Hesperos’ method takes actual cells from the patient with the rare disease, turns them into stem cells to differentiate out the relevant organs as they’d actually be in the person with that rare disease and then tests drugs on those miniature models to see which therapies work. The cherry on top — it can do all of that in a fraction of the time and at a fraction of the cost of conventional animal models.

Hickman believes that within five to 10 years, human-on-a-chip systems will eliminate the need for animal testing in most studies, except for those measuring systemic toxicity.

“We can reproduce things for toxicity that we kind of know about, but then there’s a last test that normally occurs, where you just put it into an animal and see what happens because there might be things you weren’t anticipating that happen, and I think it’s going to be almost impossible to reproduce that,” he says. “You’ll probably always need some animals for safety, but if we can decrease the number of animals for safety by 90%, I’ll be happy.”

Legislative Boost

The FDA Modernization Act 2.0, which was signed into law in 2022, has provided a boost to human organ-on-a-chip companies like Hesperos by authorizing drug companies to use certain alternatives to animal testing.

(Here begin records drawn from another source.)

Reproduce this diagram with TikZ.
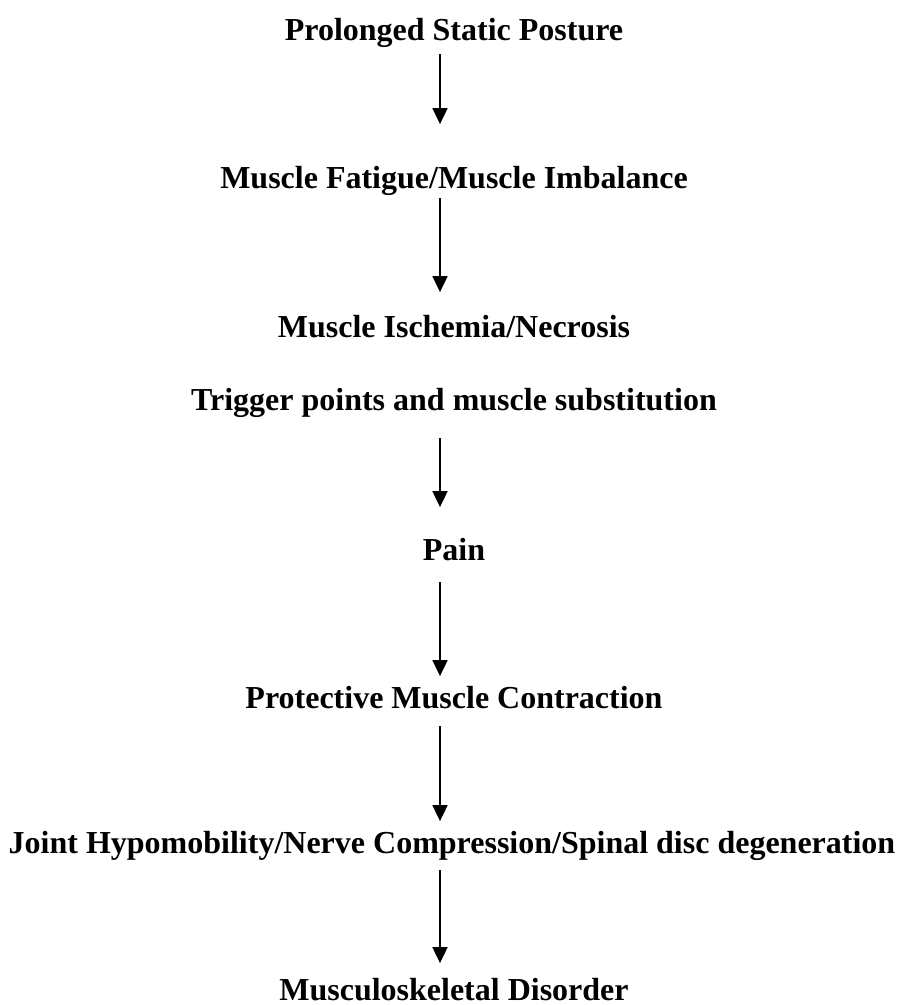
\documentclass[tikz,border=0pt]{standalone}
\usepackage{fontspec}
\setmainfont{Liberation Serif}
\usetikzlibrary{arrows.meta}
\tikzset{
  stage/.style={inner sep=0pt,anchor=base,font=\fontsize{32}{38}\selectfont\bfseries,
    text height=23pt,text depth=7pt},
}
\begin{document}
\begin{tikzpicture}[x=1pt,y=-1pt,>={Triangle[length=16pt,width=15pt]},line width=1.8pt,]
\useasboundingbox (0,0) rectangle (902,1005);
%%
  \node (node_0) at (454,40) [stage] {Prolonged Static Posture};
  \node (node_1) at (454,188) [stage] {Muscle Fatigue/Muscle Imbalance};
  \node (node_2) at (454,337) [stage] {Muscle Ischemia/Necrosis};
  \node (node_3) at (454,410) [stage] {Trigger points and muscle substitution};
  \node (node_4) at (454,560) [stage] {Pain};
  \node (node_5) at (454,708) [stage] {Protective Muscle Contraction};
  \node (node_6) at (452,853) [stage] {Joint Hypomobility/Nerve Compression/Spinal disc degeneration};
  \node (node_7) at (454,1000) [stage,text depth=0pt] {Musculoskeletal Disorder};

  \draw [black,->,shorten <=6pt,shorten >=40pt] ([xshift=-14pt]node_0.south) -- ([xshift=-14pt]node_1.north);
  \draw [black,->,shorten <=2pt,shorten >=21pt] ([xshift=-14pt]node_1.south) -- ([xshift=-14pt]node_2.north);
  \draw [black,->,shorten <=20pt,shorten >=29pt] ([xshift=-14pt]node_3.south) -- ([xshift=-14pt]node_4.north);
  \draw [black,->,shorten <=14pt,shorten >=8pt] ([xshift=-14pt]node_4.south) -- ([xshift=-14pt]node_5.north);
  \draw [black,->,shorten <=10pt,shorten >=8pt] ([xshift=-14pt]node_5.south) -- ([xshift=-12pt]node_6.north);
  \draw [black,->,shorten <=9pt,shorten >=13pt] ([xshift=-12pt]node_6.south) -- ([xshift=-14pt]node_7.north);
%
\end{tikzpicture}
\end{document}
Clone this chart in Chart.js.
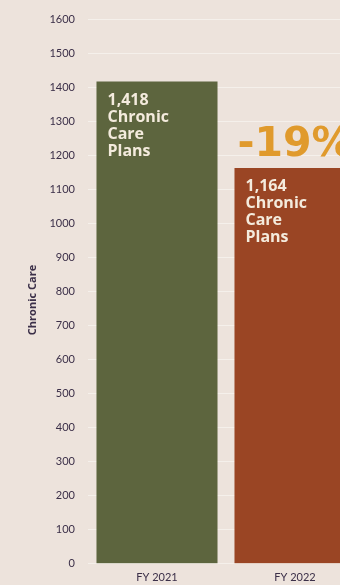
<!DOCTYPE html>
<html>
<head>
<meta charset="utf-8">
<script src="https://cdn.jsdelivr.net/npm/chart.js@4/dist/chart.umd.min.js"></script>
<style>
  html, body { margin: 0; padding: 0; background: #ede3dc; overflow: hidden; }
  #wrap { width: 372px; height: 595px; }
</style>
</head>
<body>
<div id="wrap"><canvas id="myChart"></canvas></div>
<script>
// dati del grafico
const years = ['FY 2021', 'FY 2022'];
const plans = [1418, 1164];
const barColors = ['#5d653e', '#9a4524'];
const changeText = '-19%';
const axisTitle = 'Chronic Care';
const yTicks = [0, 1600, 100]; // min, max, step

/*etichette dentro le barre, variazione percentuale e titolo asse*/
const barText = {
  id: 'barText',
  afterDatasetsDraw(chart) {
    const ctx = chart.ctx;
    const bars = chart.getDatasetMeta(0).data;
    ctx.save();
    ctx.textBaseline = 'top';
    ctx.textAlign = 'left';
    bars.forEach((bar, i) => {
      const left = bar.x - bar.width / 2;
      const lines = [plans[i].toLocaleString('en-US'), 'Chronic', 'Care', 'Plans'];
      ctx.fillStyle = '#f4ebdd';
      ctx.font = 'bold 16px "Open Sans", Lato, sans-serif';
      lines.forEach((t, k) => ctx.fillText(t, left + 11, bar.y + 11 + k * 17));
    });
    // variazione tra i due anni
    const b = bars[1];
    ctx.fillStyle = '#e09a2c';
    ctx.font = 'bold 41px "DejaVu Sans", sans-serif';
    ctx.textBaseline = 'alphabetic';
    ctx.fillText(changeText, b.x - b.width / 2 + 3, b.y - 12);

    // titolo asse y, ruotato
    ctx.translate(33, 300);
    ctx.rotate(-Math.PI / 2);
    ctx.textAlign = 'center';
    ctx.textBaseline = 'middle';
    ctx.fillStyle = '#3b2f48';
    ctx.font = 'bold 11px "Open Sans", sans-serif';
    ctx.fillText(axisTitle, 0, 0);
    ctx.restore();
  }
};

const config = {
  type: 'bar',
  data: {
    labels: years,
    datasets: [{
      data: plans,
      backgroundColor: barColors,
      borderWidth: 0,
      barPercentage: 0.877,
      categoryPercentage: 1
    }]
  },
  options: {
    responsive: true,
    maintainAspectRatio: false,
    animation: false,
    devicePixelRatio: 1,
    layout: { padding: { top: 19, left: 22, right: 8, bottom: 4 } },
    plugins: { legend: { display: false }, tooltip: { enabled: false } },
    scales: {
      x: {
        grid: { display: false, drawTicks: false },
        border: { display: false },
        ticks: { color: '#3b2f48', padding: 7, font: { size: 11, family: 'Lato, sans-serif' } }
      },
      y: {
        min: yTicks[0],
        max: yTicks[1],
        ticks: {
          stepSize: yTicks[2],
          color: '#3b2f48',
          padding: 13,
          font: { size: 11, family: 'Lato, sans-serif' },
          callback: v => String(v)
        },
        grid: { color: '#f5f0eb', drawTicks: false },
        border: { display: false },
        afterFit(scale) { scale.width = 66; }
      }
    }
  },
  plugins: [barText]
};

var ctx = document.getElementById('myChart').getContext('2d');
const myChart = new Chart(ctx, config);
</script>
</body>
</html>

“They can actually substitute other systems, and (the law) called out micro-physiological systems by name, so now everybody is really saying, ‘OK, if the FDA and Congress are endorsing this, then the FDA has to accept this.’ Our company is growing by leaps and bounds at the moment,” says James Hickman, chief scientist at Hesperos and a professor at the University of Central Florida.

Hesperos (Orlando)

  • ORIGINS: Michael Shuler, a biomedical engineering professor at Cornell University who coined the term “animal-on-achip” more than 30 years ago, and James Hickman, founding director and professor of the UCF Nanoscience Technology Center, began collaborating on multi-organ chip technology for drug development after meeting at a conference in 2009. They launched Hesperos in 2015, licensing roughly 20 patents from UCF and Cornell and “with a little bit of our own money,” says Hickman. They’ve sustained operations mostly through Small Business Innovation Research grants from the National Institutes of Health and customer revenue.
  • GROWTH MODE: In 2019, Hesperos moved into a 14,000-sq.-ft. facility within Central Florida Research Park in east Orange County. The company has 45 employees, has grown revenue to more than $5 million a year and was profitable in 2019 and 2020. While COVID-19 “kind of set us back in terms of possibilities” over the past couple of years, Hickman says, revenue continues to grow, and the company is seeking investment money to expand.
  • MISSION-ORIENTED: “Mike and I have never taken a dime of salary from the company. We’re not in this to make money,” Hickman says. “We want the company to make money — the company has to be successful. We believe it could help people. We’re already showing that it can help people.”
  • ACCOLADES: Hesperos was the 2015 winner of the Lush Prize for Science, a project between the Ethical Consumer Research Association (a U.K.-based nonprofit) and Lush Cosmetics that recognizes groundbreaking work in animal-free testing methods. In 2022, BioFlorida, the state’s biotechnology organization, named Hickman its researcher of the year.